Physicians currently rely on a variety of techniques to diagnose disease, from imaging to physical examinations to laboratory tests. Personalized medicine, which allows targeted therapies to be confidently prescribed, i.e. getting the right medication to the right patient at the right time, relies on a diagnosis that takes into account the molecular characteristics of the patient and the disease.
Many new capabilities have arisen in the past decade for increasing the precision of diagnosis, but none have greater potential than sequencing of a patient’s genome. Next-generation sequencing (NGS) has now made it possible to sequence a patient’s entire genome quickly and inexpensively. Such technologies are becoming widespread in biomedical research and the consensus in the community is that they will be more widely adopted in general medical care in the coming decade. However, there are significant challenges to this adoption, largely driven by the volume and complexity of the data, but also including regulatory, legal, and ethical considerations.

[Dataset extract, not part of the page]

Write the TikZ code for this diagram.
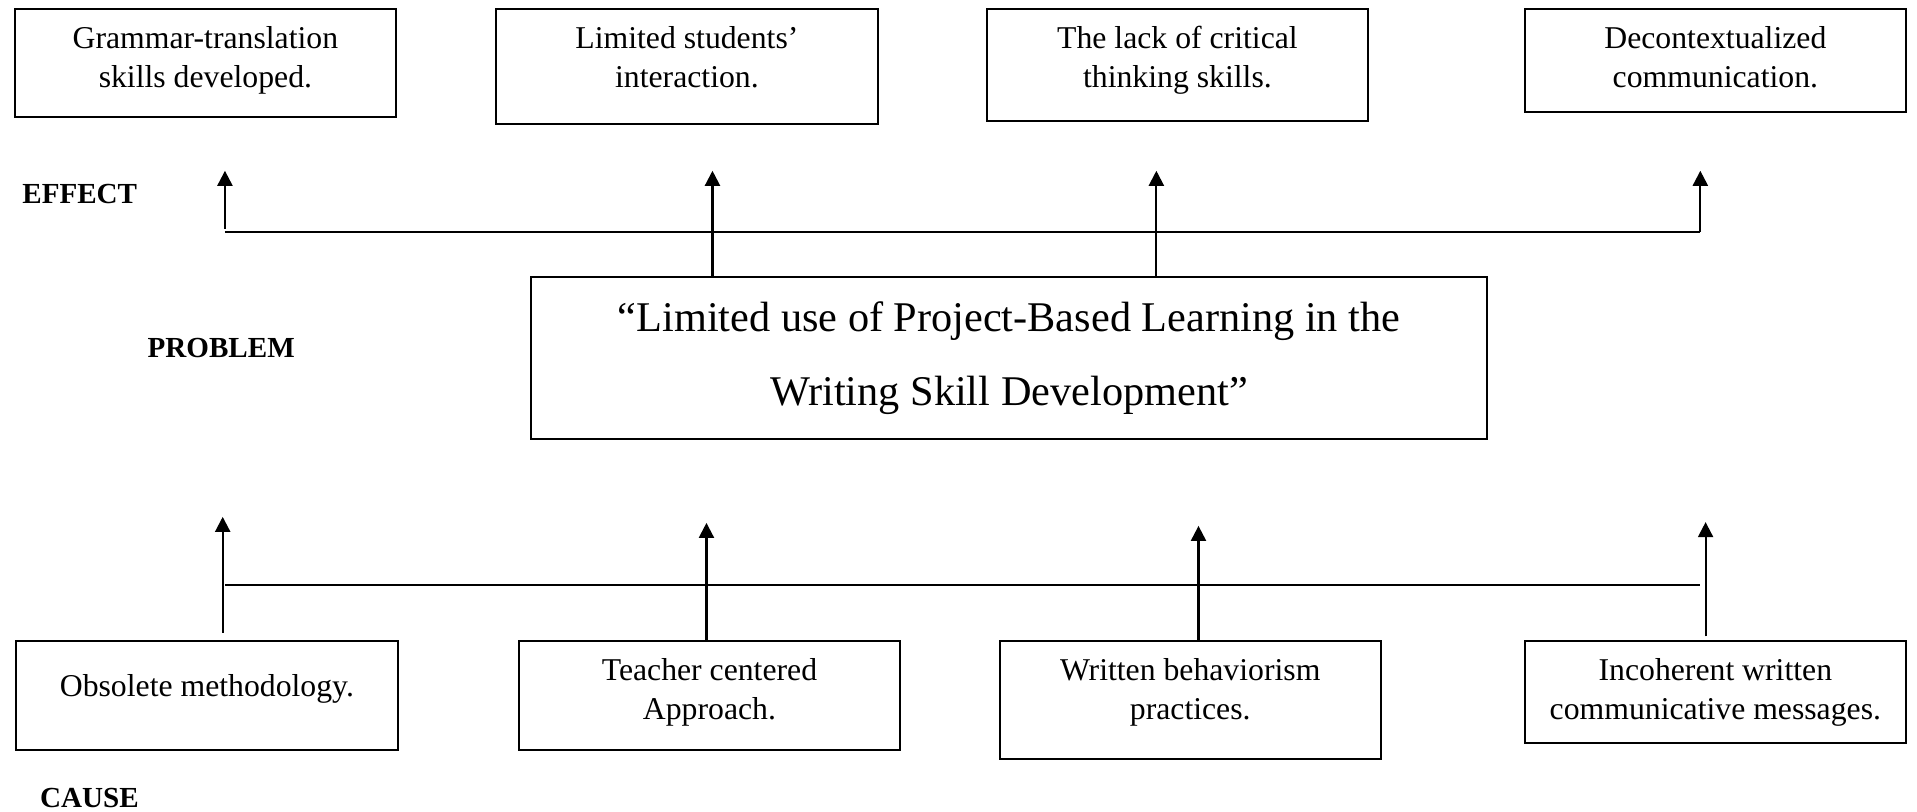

Applications, Challenges & Opportunities
This whitepaper examines applications, challenges, and opportunities arising from NGS technologies in the field of Molecular Diagnostics (MDx). It focuses in particular on its utility in companion diagnostics, whereby molecular assays that measure levels of gene expression or specific mutations are used to provide a specific therapy for an individual’s condition by stratifying disease status, selecting the proper medication, and tailoring dosages to that patient’s specific needs. Topics in this paper include
- How NGS can Advance Personalized Medicine
- Companion Diagnostics
- A Brief Description of Clinical Genomic Analysis Pipeline
- Challenges to NGS in the Clinic
- Regulatory Approval Pathways For Molecular Diagnostic Technology
There is a growing body of knowledge that links genomic variation to an individual’s disease risk and drug response—both key insights required by personalized medicine. This progress has fostered a growing industry that targets the use of medical genomics to improve patient outcomes. Genes, or variations in the DNA of genes, are used as biomarkers of disease. They are all working to translate knowledge of medical genomics into clinical practice: developing better drugs, using existing drugs for new indications, predict adverse drug reactions, and identifying diseases before symptoms arise.